Other critical war policy documents that figure prominently in Gardner's argument include President George W. Bush's authorization of CIA black sites and assassination of terrorists which afforded "a mile-wide freeway for lethal actions" with no prior consultation required[2] (129); the Justice Department's Authorization to Use Military Force, prepared by John Yoo in 2002; the US 2012 Defense Strategy Review: Sustaining U.S. Global Leadership—Priorities for 21st-Century Defense; two pertinent military field manuals;[3] General McChrystal's 2009 Initial Assessment (of NATO's status in Afghanistan); and Lt. Col. Daniel L. Davis's damning 2012 report "Dereliction of Duty II: Senior Military Leaders' Loss of Integrity Wounds Afghan War Effort"[4] (198).

Gardner's principal problem with drone warfare is its lack of constitutional justification.
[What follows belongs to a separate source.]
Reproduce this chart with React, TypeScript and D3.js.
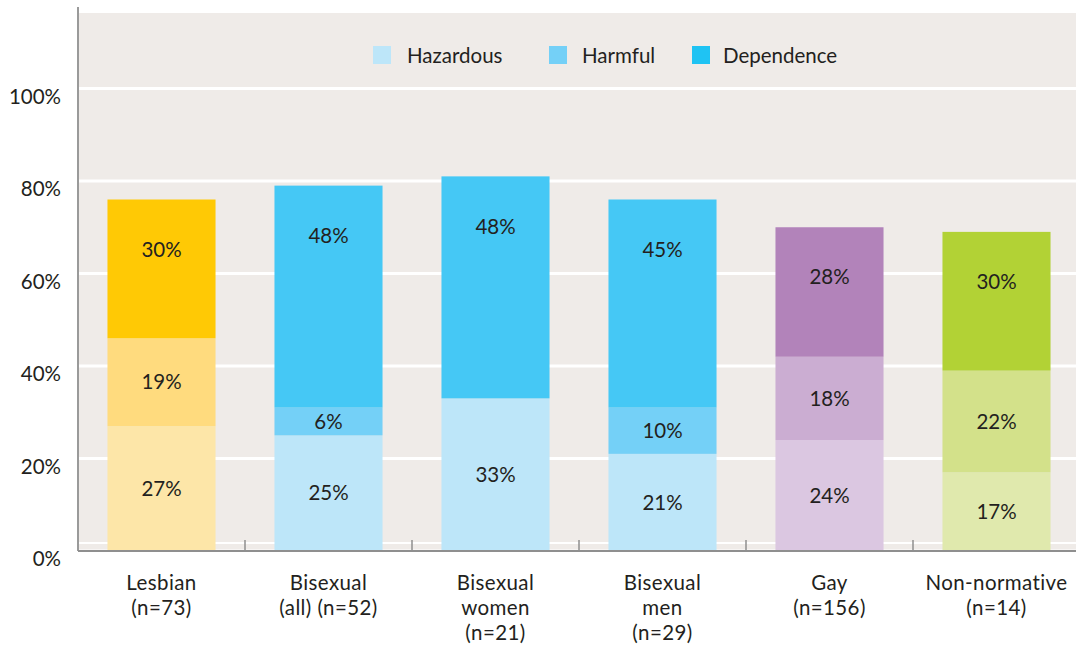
import React from "react";
import * as d3 from "d3";

const categories = [
  ["Lesbian", "(n=73)"],
  ["Bisexual", "(all) (n=52)"],
  ["Bisexual", "women", "(n=21)"],
  ["Bisexual", "men", "(n=29)"],
  ["Gay", "(n=156)"],
  ["Non-normative", "(n=14)"],
];
const hazardous = [27, 25, 33, 21, 24, 17];
const harmful = [19, 6, 0, 10, 18, 22];
const dependence = [30, 48, 48, 45, 28, 30];
const seriesNames = ["Hazardous", "Harmful", "Dependence"];
const yTicks = [0, 20, 40, 60, 80, 100];

// light, mid, dark per category group
const palettes = [
  ["#fde6a8", "#ffdb7e", "#ffc905"],
  ["#bde6f9", "#74d0f7", "#45c8f5"],
  ["#bde6f9", "#74d0f7", "#45c8f5"],
  ["#bde6f9", "#74d0f7", "#45c8f5"],
  ["#dbc7e1", "#cbadd2", "#b283ba"],
  ["#e0e9ad", "#d3e18a", "#b2d235"],
];
const legendColors = ["#bde6f9", "#74d0f7", "#1fc3f3"];

const W = 1076;
const H = 648;
const left = 78;
const right = 1080;
const font = "Lato, 'Noto Sans', sans-serif";
const textColor = "#231f20";
const fs = 20.5;

export default function App() {
  const x = d3
    .scaleBand<number>()
    .domain(d3.range(categories.length))
    .range([left, right])
    .paddingInner(0.353)
    .paddingOuter(0.1765);
  const y = d3.scaleLinear().domain([0, 100]).range([551, 88.5]);

  const rows = categories.map((_, i) => ({
    i,
    Hazardous: hazardous[i],
    Harmful: harmful[i],
    Dependence: dependence[i],
  }));
  const stacked = d3.stack<any>().keys(seriesNames)(rows);

  const step = x.step();
  const boundaries = d3.range(1, categories.length).map((k) => left + k * step);

  return (
    <svg
      width={W}
      height={H}
      style={{ position: "absolute", left: 0, top: 0, background: "#fff" }}
      fontFamily={font}
    >
      <rect x={left} y={13} width={W - left} height={y(0) - 13} fill="#efebe8" />
      {yTicks.map((t) => (
        <line key={t} x1={left} x2={W} y1={y(t)} y2={y(t)} stroke="#fff" strokeWidth={3} />
      ))}
      <line x1={left} x2={W} y1={543} y2={543} stroke="#fff" strokeWidth={2} />

      {stacked.map((layer, si) =>
        layer.map((d, ci) => {
          const v = d[1] - d[0];
          if (v <= 0) return null;
          const top = y(d[1]);
          const bot = y(d[0]);
          const isTop = si === seriesNames.length - 1;
          const ly = isTop ? Math.min((top + bot) / 2, top + 50) : (top + bot) / 2;
          return (
            <g key={`${si}-${ci}`}>
              <rect
                x={x(ci)}
                y={top}
                width={x.bandwidth()}
                height={bot - top}
                fill={palettes[ci][si]}
              />
              <text
                x={(x(ci) as number) + x.bandwidth() / 2}
                y={ly}
                dy="0.35em"
                textAnchor="middle"
                fontSize={fs}
                fill={textColor}
              >
                {v}%
              </text>
            </g>
          );
        })
      )}

      {/* axes */}
      <line x1={left} x2={left} y1={7} y2={y(0)} stroke="#9a9a9a" strokeWidth={2} />
      <line x1={left} x2={W} y1={y(0)} y2={y(0)} stroke="#8f8f8f" strokeWidth={2} />
      {boundaries.map((bx, k) => (
        <line key={k} x1={bx} x2={bx} y1={y(0)} y2={y(0) - 11} stroke="#8f8f8f" strokeWidth={1.5} />
      ))}
      {yTicks.map((t) => (
        <text
          key={t}
          x={61}
          y={y(t) + 8}
          dy="0.35em"
          textAnchor="end"
          fontSize={fs}
          fill={textColor}
        >
          {t}%
        </text>
      ))}
      {categories.map((lines, ci) => (
        <text
          key={ci}
          x={(x(ci) as number) + x.bandwidth() / 2}
          textAnchor="middle"
          fontSize={fs}
          letterSpacing={0.4}
          fill={textColor}
        >
          {lines.map((ln, li) => (
            <tspan key={li} x={(x(ci) as number) + x.bandwidth() / 2} y={590 + li * 25}>
              {ln}
            </tspan>
          ))}
        </text>
      ))}

      {/* legend */}
      {[
        [373, 407],
        [549, 582],
        [692, 723],
      ].map(([sx, tx], i) => (
        <g key={i}>
          <rect x={sx} y={46} width={18} height={18} fill={legendColors[i]} />
          <text x={tx} y={56} dy="0.35em" fontSize={fs} fill={textColor}>
            {seriesNames[i]}
          </text>
        </g>
      ))}
    </svg>
  );
}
Like Americans in general, he seems less troubled about the grim realities of often unjustified aerial killings. He offers readers a non-technical, reasonably thorough account of the post-9/11 shift in US war-making policy from counterinsurgency to counterterrorism, featuring the use of drones not only in Afghanistan but against targets elsewhere as well.

The book would have benefitted from fuller information about government accommodation of the drone industry, extending to the convenient location of military bases. Even within the author's chosen parameters, his work is time-sensitive owing to the limited information available to or usable by spokespersons and journalists. This flaw is intensified by the book's rather abrupt ending with no identification of resolutions, present or future, to the issues it raises. Already, more detailed inner-circle information about the post-9/11 era is accessible in, for example, memoirs by John Rizzo,[5] who signed off on all CIA-directed drone strikes from 2001 to 2009, and Robert Gates,[6] head of the CIA and Secretary of Defense under both George W. Bush and Barack Obama. Defense Department and CIA involvement in drone warfare is reportedly dwarfed, however, by the activities the Joint Special Operations Command.[7]

For the most part, Gardner astutely contextualizes administration justifications for American war-making policy in Afghanistan and elsewhere. But he also forcefully states his own concerns about what is at stake and how best to further US "national interests." He comes close to identifying a legal Catch-22: if drone killings are acts of war, then they are unconstitutional because never fully authorized by Congress; if they are not acts of war, then they violate the prohibition of assassinations in international law.

[1] Eric Schmitt, "Congress Restricts Drones Program Shift," NY Times (17 Jan 2014).

[2] Memorandum of Notification (17 Sep 2001).

[3] U.S. Army/Marine Corps Counterinsurgency Field Manual (Chicago: U Chicago Pr, 2007) and Field Manual FM 3-24.2: Tactics in Counterinsurgency (Washington: HQ Dept of the Army, April 2009).

[4] Available Online.

[5] Company Man: Thirty Years of Controversy and Crisis in the CIA (NY: Scribner, 2013).

[6] Duty: Memoirs of a Secretary at War (NY: Knopf, 2014).

[7] See Dana Priest and William M. Arkin, Top Secret America: The Rise of the New American Security State (NY: Little, Brown, 2011). For further details about the design, production, distribution, and use of drones, see Medea Benjamin, Drone Warfare: Killing by Remote Control (NY: Verso, 2013), and Nick Turse, The Changing Face of Empire: Special Ops, Drones, Spies, Proxy Fighters, Secret Bases, and Cyber Warfare (Chicago: Haymarket, 2012).